**STATED EXERCISE:**
Quote, verbatim, all material below, without pictures.

**PROVIDED MATERIAL:**
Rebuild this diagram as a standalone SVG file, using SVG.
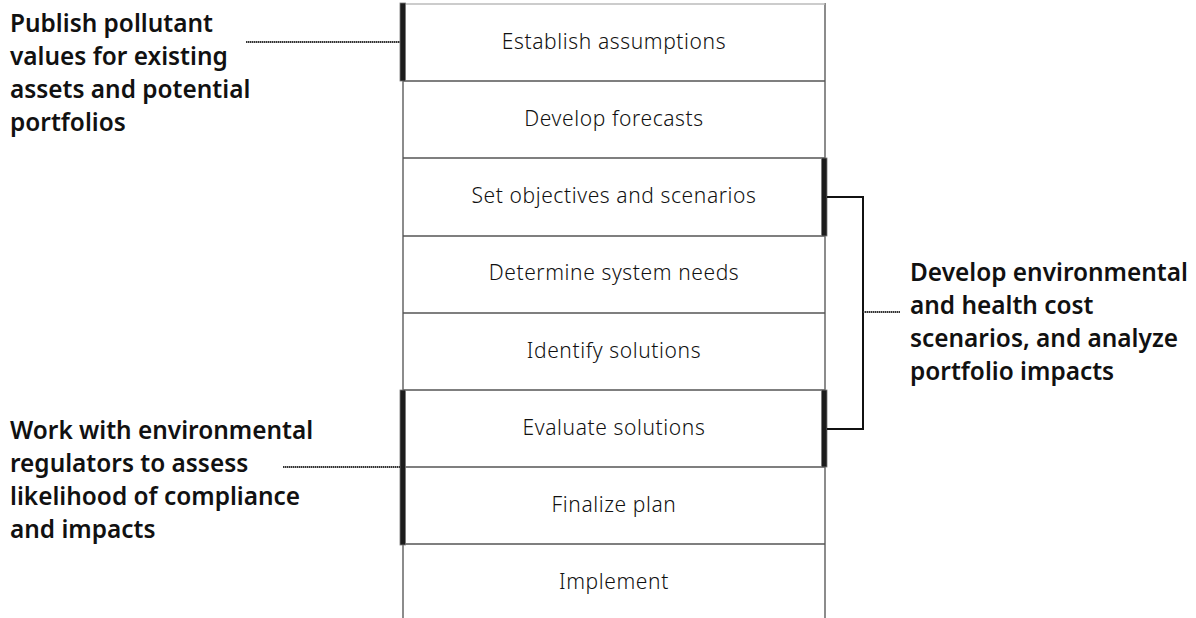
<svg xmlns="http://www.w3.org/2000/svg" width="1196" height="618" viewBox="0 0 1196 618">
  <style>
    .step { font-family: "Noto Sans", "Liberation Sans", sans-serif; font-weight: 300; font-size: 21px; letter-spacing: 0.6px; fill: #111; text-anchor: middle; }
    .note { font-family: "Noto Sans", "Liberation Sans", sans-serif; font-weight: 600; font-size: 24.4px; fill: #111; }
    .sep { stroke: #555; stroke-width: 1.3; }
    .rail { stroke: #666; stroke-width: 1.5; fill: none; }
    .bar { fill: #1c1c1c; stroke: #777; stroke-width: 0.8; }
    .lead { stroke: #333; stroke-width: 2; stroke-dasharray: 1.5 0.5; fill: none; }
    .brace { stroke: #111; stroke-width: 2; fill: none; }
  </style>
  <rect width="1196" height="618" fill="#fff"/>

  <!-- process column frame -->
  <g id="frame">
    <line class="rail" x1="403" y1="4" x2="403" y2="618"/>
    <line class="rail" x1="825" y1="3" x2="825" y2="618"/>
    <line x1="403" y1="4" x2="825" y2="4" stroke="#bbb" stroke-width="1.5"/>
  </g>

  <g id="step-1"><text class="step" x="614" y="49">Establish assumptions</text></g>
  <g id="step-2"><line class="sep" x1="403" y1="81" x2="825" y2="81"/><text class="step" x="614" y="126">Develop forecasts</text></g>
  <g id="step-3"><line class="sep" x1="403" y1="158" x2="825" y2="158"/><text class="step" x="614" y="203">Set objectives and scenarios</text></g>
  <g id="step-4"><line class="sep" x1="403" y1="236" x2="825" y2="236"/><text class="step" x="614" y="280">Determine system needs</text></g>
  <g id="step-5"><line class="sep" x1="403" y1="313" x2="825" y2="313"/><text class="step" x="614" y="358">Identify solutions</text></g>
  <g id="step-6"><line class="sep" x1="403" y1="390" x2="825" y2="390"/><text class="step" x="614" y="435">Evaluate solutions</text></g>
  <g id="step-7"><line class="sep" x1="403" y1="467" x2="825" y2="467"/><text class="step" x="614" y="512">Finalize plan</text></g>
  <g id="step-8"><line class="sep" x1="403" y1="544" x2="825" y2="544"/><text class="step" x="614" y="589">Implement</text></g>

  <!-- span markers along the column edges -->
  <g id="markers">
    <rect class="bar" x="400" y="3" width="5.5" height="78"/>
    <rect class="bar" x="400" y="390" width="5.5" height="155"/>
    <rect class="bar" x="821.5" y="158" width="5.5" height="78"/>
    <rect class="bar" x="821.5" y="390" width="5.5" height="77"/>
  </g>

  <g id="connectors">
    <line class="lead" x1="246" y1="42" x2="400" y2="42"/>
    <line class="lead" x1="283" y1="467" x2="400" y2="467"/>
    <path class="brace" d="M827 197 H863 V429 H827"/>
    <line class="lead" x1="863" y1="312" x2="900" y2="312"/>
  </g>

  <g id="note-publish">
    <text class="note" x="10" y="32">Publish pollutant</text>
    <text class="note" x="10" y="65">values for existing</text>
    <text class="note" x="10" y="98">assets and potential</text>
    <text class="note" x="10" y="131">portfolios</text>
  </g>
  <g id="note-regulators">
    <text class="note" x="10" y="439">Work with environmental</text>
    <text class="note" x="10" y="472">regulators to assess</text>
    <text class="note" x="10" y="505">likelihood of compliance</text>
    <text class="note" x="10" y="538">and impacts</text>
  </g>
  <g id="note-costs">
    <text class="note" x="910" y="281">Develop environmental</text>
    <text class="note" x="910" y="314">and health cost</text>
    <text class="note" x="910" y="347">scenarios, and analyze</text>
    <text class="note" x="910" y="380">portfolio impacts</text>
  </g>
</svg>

**RESULT BELOW:**
Rebuild this diagram as a standalone SVG file, using SVG.
<svg xmlns="http://www.w3.org/2000/svg" width="1196" height="618" viewBox="0 0 1196 618">
  <style>
    .step { font-family: "Noto Sans", "Liberation Sans", sans-serif; font-weight: 300; font-size: 21px; letter-spacing: 0.6px; fill: #111; text-anchor: middle; }
    .note { font-family: "Noto Sans", "Liberation Sans", sans-serif; font-weight: 600; font-size: 24.4px; fill: #111; }
    .sep { stroke: #555; stroke-width: 1.3; }
    .rail { stroke: #666; stroke-width: 1.5; fill: none; }
    .bar { fill: #1c1c1c; stroke: #777; stroke-width: 0.8; }
    .lead { stroke: #333; stroke-width: 2; stroke-dasharray: 1.5 0.5; fill: none; }
    .brace { stroke: #111; stroke-width: 2; fill: none; }
  </style>
  <rect width="1196" height="618" fill="#fff"/>

  <!-- process column frame -->
  <g id="frame">
    <line class="rail" x1="403" y1="4" x2="403" y2="618"/>
    <line class="rail" x1="825" y1="3" x2="825" y2="618"/>
    <line x1="403" y1="4" x2="825" y2="4" stroke="#bbb" stroke-width="1.5"/>
  </g>

  <g id="step-1"><text class="step" x="614" y="49">Establish assumptions</text></g>
  <g id="step-2"><line class="sep" x1="403" y1="81" x2="825" y2="81"/><text class="step" x="614" y="126">Develop forecasts</text></g>
  <g id="step-3"><line class="sep" x1="403" y1="158" x2="825" y2="158"/><text class="step" x="614" y="203">Set objectives and scenarios</text></g>
  <g id="step-4"><line class="sep" x1="403" y1="236" x2="825" y2="236"/><text class="step" x="614" y="280">Determine system needs</text></g>
  <g id="step-5"><line class="sep" x1="403" y1="313" x2="825" y2="313"/><text class="step" x="614" y="358">Identify solutions</text></g>
  <g id="step-6"><line class="sep" x1="403" y1="390" x2="825" y2="390"/><text class="step" x="614" y="435">Evaluate solutions</text></g>
  <g id="step-7"><line class="sep" x1="403" y1="467" x2="825" y2="467"/><text class="step" x="614" y="512">Finalize plan</text></g>
  <g id="step-8"><line class="sep" x1="403" y1="544" x2="825" y2="544"/><text class="step" x="614" y="589">Implement</text></g>

  <!-- span markers along the column edges -->
  <g id="markers">
    <rect class="bar" x="400" y="3" width="5.5" height="78"/>
    <rect class="bar" x="400" y="390" width="5.5" height="155"/>
    <rect class="bar" x="821.5" y="158" width="5.5" height="78"/>
    <rect class="bar" x="821.5" y="390" width="5.5" height="77"/>
  </g>

  <g id="connectors">
    <line class="lead" x1="246" y1="42" x2="400" y2="42"/>
    <line class="lead" x1="283" y1="467" x2="400" y2="467"/>
    <path class="brace" d="M827 197 H863 V429 H827"/>
    <line class="lead" x1="863" y1="312" x2="900" y2="312"/>
  </g>

  <g id="note-publish">
    <text class="note" x="10" y="32">Publish pollutant</text>
    <text class="note" x="10" y="65">values for existing</text>
    <text class="note" x="10" y="98">assets and potential</text>
    <text class="note" x="10" y="131">portfolios</text>
  </g>
  <g id="note-regulators">
    <text class="note" x="10" y="439">Work with environmental</text>
    <text class="note" x="10" y="472">regulators to assess</text>
    <text class="note" x="10" y="505">likelihood of compliance</text>
    <text class="note" x="10" y="538">and impacts</text>
  </g>
  <g id="note-costs">
    <text class="note" x="910" y="281">Develop environmental</text>
    <text class="note" x="910" y="314">and health cost</text>
    <text class="note" x="910" y="347">scenarios, and analyze</text>
    <text class="note" x="910" y="380">portfolio impacts</text>
  </g>
</svg>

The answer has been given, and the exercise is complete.